Натка еще раз открыла книгу, потом решительно пролистала все страницы. Чисел она нигде не нашла. Зато обнаружила другое: ее муж писал по-испански.
«Прочитайте книгу», – тут же снова вспыхнуло в памяти задание и получило в ответ новый шквал негодования: «Ни за что! Это унизительно – читать без спроса. Все равно что сунуть нос в самую душу, которую тщательно оберегают от чужого вмешательства. Я не стану. Я не обещала выполнять задания, которые противоречат моральным принципам!»
«Прочитайте книгу!» – Голос в голове прозвучал громче, а перед глазами вдруг возникли и заплясали печатные строки задания: «Поторопись. Ты можешь опоздать!»
– Да я это год разбирать буду! – вслух возмутилась Натка и тут же осеклась. Она поняла, что уже не протестует против самой идеи прочтения. Настойчивый голос медленно отвоевывал победу, хотя все еще получал сопротивление:
– Как мне это читать? Забрать? Украсть, значит? И тайком переводить со словарем? Бред какой-то! Это просто невозможно!
«А ты попробуй», – тут же проворковал внутри заискивающий голос. Натка зажмурилась и даже потрясла головой, будто хотела выкинуть из себя навязчивые мысли, но они улетать не желали. Напротив, набирали силу, брали в окружение и не оставляли ни единой лазейки для отступления.
Мысленно все еще посылая себе проклятия, Натка в третий раз открыла книгу и прочитала первое предложение. Словарь не потребовался. Андрей писал коротко, ясно и даже по-испански вполне понятно: «Я люблю свою жену».

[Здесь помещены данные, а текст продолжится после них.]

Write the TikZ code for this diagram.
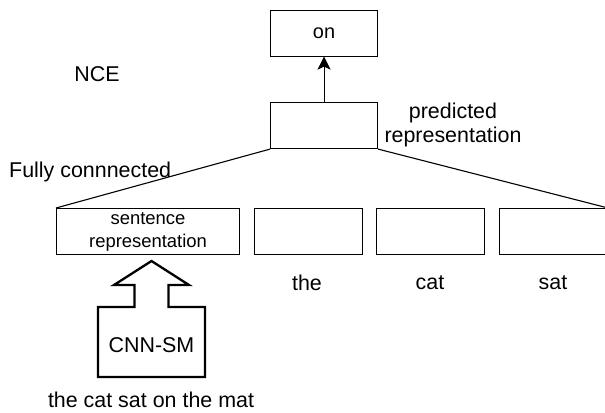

«Ух ты! – сердце восторженно затрепыхалось, но радость быстро сменилась тревогой. Наверняка дальше последует целый список всевозможных «но». Однако вместо этого она с легкостью прочитала вторую фразу: «Уже двадцать лет». «Двадцать лет? О! Значит, он недавно увлекся писаниной. Уже хорошо. Может, на этом и остановиться?»
Вопрос, конечно, был риторический. Натка, буквально несколько минут назад не желавшая даже краем каблучка наступать на «кривую дорожку», за считаные мгновения превратилась в заправского курильщика, который признает пагубность своей привычки, но не может от нее отказаться. Уже не задаваясь вопросами об этичности происходящего, она прочитала целый абзац:
А она меня больше не любит. Она не разговаривает, занимается только своими делами и спит в другой половине дома. Ей не нравятся мои подарки. Она не интересуется моей работой. Может, у нее кто-то есть? Я работаю, а у нее много свободного времени. Когда женщине нечего делать, она пытается себя чем-нибудь занять. И часто это заканчивается плачевно.